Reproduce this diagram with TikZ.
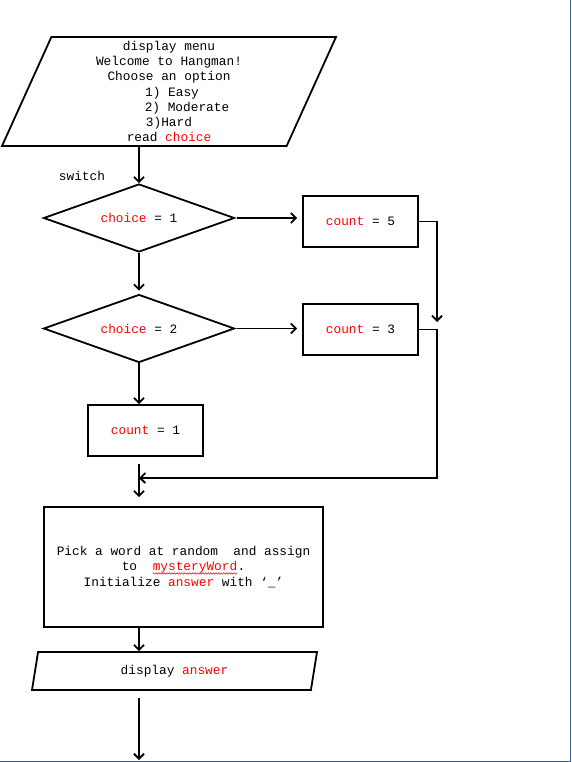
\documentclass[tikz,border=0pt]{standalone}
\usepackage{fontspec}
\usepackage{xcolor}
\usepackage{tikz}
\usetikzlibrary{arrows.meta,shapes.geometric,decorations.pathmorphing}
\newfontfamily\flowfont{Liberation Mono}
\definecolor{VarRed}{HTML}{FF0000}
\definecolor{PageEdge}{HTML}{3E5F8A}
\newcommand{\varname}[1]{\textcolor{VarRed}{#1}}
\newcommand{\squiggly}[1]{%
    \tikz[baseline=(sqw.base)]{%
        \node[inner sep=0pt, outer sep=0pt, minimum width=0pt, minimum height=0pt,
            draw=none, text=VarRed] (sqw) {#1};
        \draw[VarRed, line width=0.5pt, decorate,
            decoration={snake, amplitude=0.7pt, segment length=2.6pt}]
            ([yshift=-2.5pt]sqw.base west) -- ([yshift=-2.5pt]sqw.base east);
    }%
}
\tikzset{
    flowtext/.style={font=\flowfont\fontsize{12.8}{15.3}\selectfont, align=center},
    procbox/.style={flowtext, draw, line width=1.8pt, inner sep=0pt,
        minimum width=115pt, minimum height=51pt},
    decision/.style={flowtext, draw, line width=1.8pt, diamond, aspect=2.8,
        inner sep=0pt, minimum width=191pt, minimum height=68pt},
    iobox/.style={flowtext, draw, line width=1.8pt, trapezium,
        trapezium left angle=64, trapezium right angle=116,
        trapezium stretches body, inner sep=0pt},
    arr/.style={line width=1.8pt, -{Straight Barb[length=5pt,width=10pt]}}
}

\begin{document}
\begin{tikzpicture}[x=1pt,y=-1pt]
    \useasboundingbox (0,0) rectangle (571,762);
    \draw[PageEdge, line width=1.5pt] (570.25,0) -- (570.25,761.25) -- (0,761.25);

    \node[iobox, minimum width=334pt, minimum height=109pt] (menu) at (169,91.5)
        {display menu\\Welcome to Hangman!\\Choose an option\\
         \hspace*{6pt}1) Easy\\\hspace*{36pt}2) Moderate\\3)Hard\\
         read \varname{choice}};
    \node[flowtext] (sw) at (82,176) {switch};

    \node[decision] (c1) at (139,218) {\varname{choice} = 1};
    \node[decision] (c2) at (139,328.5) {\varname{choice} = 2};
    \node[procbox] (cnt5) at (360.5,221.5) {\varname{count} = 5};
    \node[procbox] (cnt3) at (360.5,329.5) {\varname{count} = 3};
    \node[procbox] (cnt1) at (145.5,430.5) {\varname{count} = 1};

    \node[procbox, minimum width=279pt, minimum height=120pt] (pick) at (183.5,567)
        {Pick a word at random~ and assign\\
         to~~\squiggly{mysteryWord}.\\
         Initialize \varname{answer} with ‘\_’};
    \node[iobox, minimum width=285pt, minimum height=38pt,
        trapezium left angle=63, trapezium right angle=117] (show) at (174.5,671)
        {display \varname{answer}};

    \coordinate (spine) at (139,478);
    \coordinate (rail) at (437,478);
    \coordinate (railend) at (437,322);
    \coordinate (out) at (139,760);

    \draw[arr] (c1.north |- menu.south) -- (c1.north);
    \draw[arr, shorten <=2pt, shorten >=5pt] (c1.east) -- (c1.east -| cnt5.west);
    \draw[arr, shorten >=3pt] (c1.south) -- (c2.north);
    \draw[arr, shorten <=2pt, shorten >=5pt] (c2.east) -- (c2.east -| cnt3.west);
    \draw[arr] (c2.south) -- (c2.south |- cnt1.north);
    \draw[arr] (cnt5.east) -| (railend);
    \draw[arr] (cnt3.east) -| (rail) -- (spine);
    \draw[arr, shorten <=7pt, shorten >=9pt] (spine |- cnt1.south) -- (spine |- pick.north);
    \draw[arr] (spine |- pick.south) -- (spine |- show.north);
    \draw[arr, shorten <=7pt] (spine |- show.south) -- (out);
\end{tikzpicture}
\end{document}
##############################
Every line should be retyped exactly, with the pictures omitted.

SOLUTION FOR THIS PROBLEM –
Reproduce this diagram with TikZ.
\documentclass[tikz,border=0pt]{standalone}
\usepackage{fontspec}
\usepackage{xcolor}
\usepackage{tikz}
\usetikzlibrary{arrows.meta,shapes.geometric,decorations.pathmorphing}
\newfontfamily\flowfont{Liberation Mono}
\definecolor{VarRed}{HTML}{FF0000}
\definecolor{PageEdge}{HTML}{3E5F8A}
\newcommand{\varname}[1]{\textcolor{VarRed}{#1}}
\newcommand{\squiggly}[1]{%
    \tikz[baseline=(sqw.base)]{%
        \node[inner sep=0pt, outer sep=0pt, minimum width=0pt, minimum height=0pt,
            draw=none, text=VarRed] (sqw) {#1};
        \draw[VarRed, line width=0.5pt, decorate,
            decoration={snake, amplitude=0.7pt, segment length=2.6pt}]
            ([yshift=-2.5pt]sqw.base west) -- ([yshift=-2.5pt]sqw.base east);
    }%
}
\tikzset{
    flowtext/.style={font=\flowfont\fontsize{12.8}{15.3}\selectfont, align=center},
    procbox/.style={flowtext, draw, line width=1.8pt, inner sep=0pt,
        minimum width=115pt, minimum height=51pt},
    decision/.style={flowtext, draw, line width=1.8pt, diamond, aspect=2.8,
        inner sep=0pt, minimum width=191pt, minimum height=68pt},
    iobox/.style={flowtext, draw, line width=1.8pt, trapezium,
        trapezium left angle=64, trapezium right angle=116,
        trapezium stretches body, inner sep=0pt},
    arr/.style={line width=1.8pt, -{Straight Barb[length=5pt,width=10pt]}}
}

\begin{document}
\begin{tikzpicture}[x=1pt,y=-1pt]
    \useasboundingbox (0,0) rectangle (571,762);
    \draw[PageEdge, line width=1.5pt] (570.25,0) -- (570.25,761.25) -- (0,761.25);

    \node[iobox, minimum width=334pt, minimum height=109pt] (menu) at (169,91.5)
        {display menu\\Welcome to Hangman!\\Choose an option\\
         \hspace*{6pt}1) Easy\\\hspace*{36pt}2) Moderate\\3)Hard\\
         read \varname{choice}};
    \node[flowtext] (sw) at (82,176) {switch};

    \node[decision] (c1) at (139,218) {\varname{choice} = 1};
    \node[decision] (c2) at (139,328.5) {\varname{choice} = 2};
    \node[procbox] (cnt5) at (360.5,221.5) {\varname{count} = 5};
    \node[procbox] (cnt3) at (360.5,329.5) {\varname{count} = 3};
    \node[procbox] (cnt1) at (145.5,430.5) {\varname{count} = 1};

    \node[procbox, minimum width=279pt, minimum height=120pt] (pick) at (183.5,567)
        {Pick a word at random~ and assign\\
         to~~\squiggly{mysteryWord}.\\
         Initialize \varname{answer} with ‘\_’};
    \node[iobox, minimum width=285pt, minimum height=38pt,
        trapezium left angle=63, trapezium right angle=117] (show) at (174.5,671)
        {display \varname{answer}};

    \coordinate (spine) at (139,478);
    \coordinate (rail) at (437,478);
    \coordinate (railend) at (437,322);
    \coordinate (out) at (139,760);

    \draw[arr] (c1.north |- menu.south) -- (c1.north);
    \draw[arr, shorten <=2pt, shorten >=5pt] (c1.east) -- (c1.east -| cnt5.west);
    \draw[arr, shorten >=3pt] (c1.south) -- (c2.north);
    \draw[arr, shorten <=2pt, shorten >=5pt] (c2.east) -- (c2.east -| cnt3.west);
    \draw[arr] (c2.south) -- (c2.south |- cnt1.north);
    \draw[arr] (cnt5.east) -| (railend);
    \draw[arr] (cnt3.east) -| (rail) -- (spine);
    \draw[arr, shorten <=7pt, shorten >=9pt] (spine |- cnt1.south) -- (spine |- pick.north);
    \draw[arr] (spine |- pick.south) -- (spine |- show.north);
    \draw[arr, shorten <=7pt] (spine |- show.south) -- (out);
\end{tikzpicture}
\end{document}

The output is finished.